RECORDS SUPPLIED

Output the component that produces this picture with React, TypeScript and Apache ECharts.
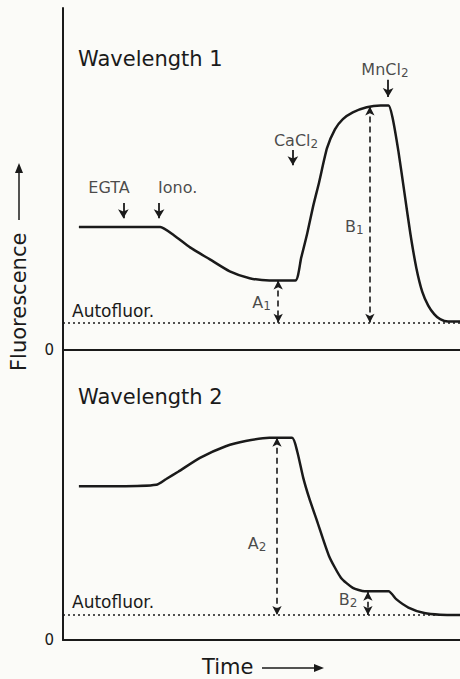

--

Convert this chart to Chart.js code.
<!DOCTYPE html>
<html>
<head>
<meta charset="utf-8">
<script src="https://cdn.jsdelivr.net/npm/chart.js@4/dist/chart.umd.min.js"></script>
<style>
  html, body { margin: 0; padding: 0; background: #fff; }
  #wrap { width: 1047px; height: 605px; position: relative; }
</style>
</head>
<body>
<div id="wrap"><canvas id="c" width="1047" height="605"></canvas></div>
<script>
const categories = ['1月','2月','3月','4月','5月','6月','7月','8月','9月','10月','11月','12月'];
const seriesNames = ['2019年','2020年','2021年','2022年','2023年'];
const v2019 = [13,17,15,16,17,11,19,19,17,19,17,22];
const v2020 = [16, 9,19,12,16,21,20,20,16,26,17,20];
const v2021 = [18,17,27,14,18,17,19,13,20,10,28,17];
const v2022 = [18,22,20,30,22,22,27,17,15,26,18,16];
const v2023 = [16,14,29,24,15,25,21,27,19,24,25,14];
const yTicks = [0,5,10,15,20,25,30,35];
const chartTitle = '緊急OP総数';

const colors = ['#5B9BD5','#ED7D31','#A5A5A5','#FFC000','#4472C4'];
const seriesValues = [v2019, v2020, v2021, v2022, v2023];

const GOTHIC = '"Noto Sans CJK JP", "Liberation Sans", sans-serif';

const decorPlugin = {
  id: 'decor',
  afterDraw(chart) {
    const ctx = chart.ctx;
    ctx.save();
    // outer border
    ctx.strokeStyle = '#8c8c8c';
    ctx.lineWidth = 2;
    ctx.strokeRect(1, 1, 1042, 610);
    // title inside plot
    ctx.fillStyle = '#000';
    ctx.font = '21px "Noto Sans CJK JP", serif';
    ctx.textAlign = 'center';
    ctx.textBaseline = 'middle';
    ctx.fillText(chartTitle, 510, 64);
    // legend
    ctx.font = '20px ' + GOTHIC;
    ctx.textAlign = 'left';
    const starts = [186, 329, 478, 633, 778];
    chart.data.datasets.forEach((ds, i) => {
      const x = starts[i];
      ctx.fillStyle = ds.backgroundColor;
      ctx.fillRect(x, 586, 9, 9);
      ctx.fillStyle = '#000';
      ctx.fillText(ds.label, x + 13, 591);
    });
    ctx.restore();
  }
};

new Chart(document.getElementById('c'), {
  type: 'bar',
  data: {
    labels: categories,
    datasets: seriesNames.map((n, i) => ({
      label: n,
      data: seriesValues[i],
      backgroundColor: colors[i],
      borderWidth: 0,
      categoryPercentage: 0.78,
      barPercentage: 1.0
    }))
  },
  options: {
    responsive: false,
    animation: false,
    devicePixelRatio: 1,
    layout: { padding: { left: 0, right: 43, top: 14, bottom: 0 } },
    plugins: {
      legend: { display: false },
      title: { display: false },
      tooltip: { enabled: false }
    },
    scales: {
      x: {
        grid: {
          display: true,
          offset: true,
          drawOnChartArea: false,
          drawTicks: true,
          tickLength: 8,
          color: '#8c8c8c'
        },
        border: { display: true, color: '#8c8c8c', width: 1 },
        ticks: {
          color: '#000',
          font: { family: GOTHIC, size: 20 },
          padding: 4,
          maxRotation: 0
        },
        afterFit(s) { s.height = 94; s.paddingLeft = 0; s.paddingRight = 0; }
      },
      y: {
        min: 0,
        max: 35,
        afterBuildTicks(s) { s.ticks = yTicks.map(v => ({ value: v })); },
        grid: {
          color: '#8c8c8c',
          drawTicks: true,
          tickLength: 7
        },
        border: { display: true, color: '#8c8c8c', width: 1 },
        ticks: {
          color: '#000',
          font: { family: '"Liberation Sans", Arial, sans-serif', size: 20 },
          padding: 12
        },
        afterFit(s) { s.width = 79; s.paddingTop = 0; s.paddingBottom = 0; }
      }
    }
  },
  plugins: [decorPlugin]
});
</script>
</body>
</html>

WHAT TO DO
Of the lines above, extract only those from the line with "Convert this chart to Chart.js code." to the line with "const seriesValues = [v2019, v2020, v2021, v2022, v2023];", both included, exactly as written.

EXERCISE SOLUTION
Convert this chart to Chart.js code.
<!DOCTYPE html>
<html>
<head>
<meta charset="utf-8">
<script src="https://cdn.jsdelivr.net/npm/chart.js@4/dist/chart.umd.min.js"></script>
<style>
  html, body { margin: 0; padding: 0; background: #fff; }
  #wrap { width: 1047px; height: 605px; position: relative; }
</style>
</head>
<body>
<div id="wrap"><canvas id="c" width="1047" height="605"></canvas></div>
<script>
const categories = ['1月','2月','3月','4月','5月','6月','7月','8月','9月','10月','11月','12月'];
const seriesNames = ['2019年','2020年','2021年','2022年','2023年'];
const v2019 = [13,17,15,16,17,11,19,19,17,19,17,22];
const v2020 = [16, 9,19,12,16,21,20,20,16,26,17,20];
const v2021 = [18,17,27,14,18,17,19,13,20,10,28,17];
const v2022 = [18,22,20,30,22,22,27,17,15,26,18,16];
const v2023 = [16,14,29,24,15,25,21,27,19,24,25,14];
const yTicks = [0,5,10,15,20,25,30,35];
const chartTitle = '緊急OP総数';

const colors = ['#5B9BD5','#ED7D31','#A5A5A5','#FFC000','#4472C4'];
const seriesValues = [v2019, v2020, v2021, v2022, v2023];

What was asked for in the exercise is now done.